参詣路ともなっている駅前には宿屋が並んでいます。残飯にありつけるのか野良猫が矢鱈と多くいます。猫写真を撮ってみたい人には面白い街でしょう。案内板の地図に従って歩き、灯篭がずらりと並ぶ参道を抜けると寳山寺に到着しました。早朝にもかかわらずお寺はお参りの人が多く見えていて活気があります。本堂で手を合わせ紅葉が綺麗な境内を簡単に一回りした後、御朱印を頂きます。日頃はろくにお経も唱えない不信心者ですが、御朱印を頂くときはさすがに神妙な気持ちになります。
駅へ戻って今度は生駒山上までの1.1kmを結ぶ山上線に乗ります。こちらの車両も賑やかに装飾されており、あとで調べてみると「スイート」と名乗る車両のようです。車体上部にラッパを吹く天使が向き合い、下部はピンク地に白い飾りがついています。モチーフはケーキらしい。これも子供が喜びそうな柄なのでしょうか。ここまでされるとよく分かりません。車内にはすでにおっさんやおばさんが乗り込んでいます。この時間から遊園地へ行くとすれば職員の方々なのでしょう。

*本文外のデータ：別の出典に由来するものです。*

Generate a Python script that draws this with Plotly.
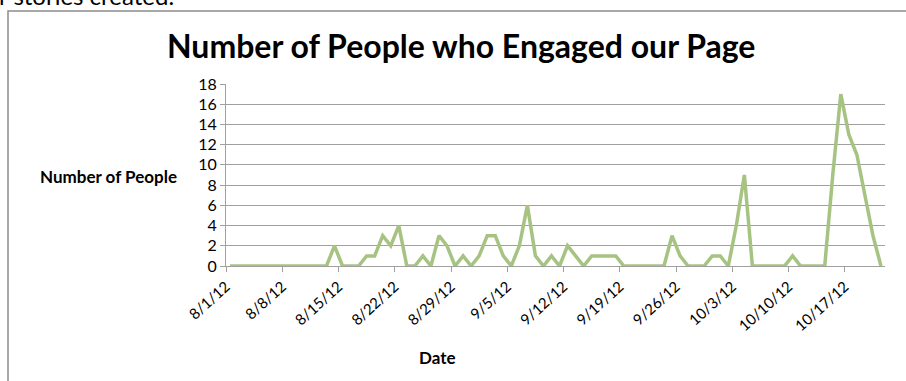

発車するとしばらくは排水溝のようなトンネルの中を走ります。出だしから味気ない路線と思ったのも束の間、トンネルを出るとちらほら見える紅葉と眼下に広がる雲がたなびく風景に目を瞠りました。梅屋敷、霞ヶ丘と味わいある名前の駅に順に停まり、7分かけて生駒山上に到着します。複線の宝山寺線とは違い、こじんまりとした単線軌道は短い乗車時間ながら旅情がわく面白いものでした。雪景色の中を昇れば紅葉の今よりも美しい車窓が楽しめるのではないでしょうか。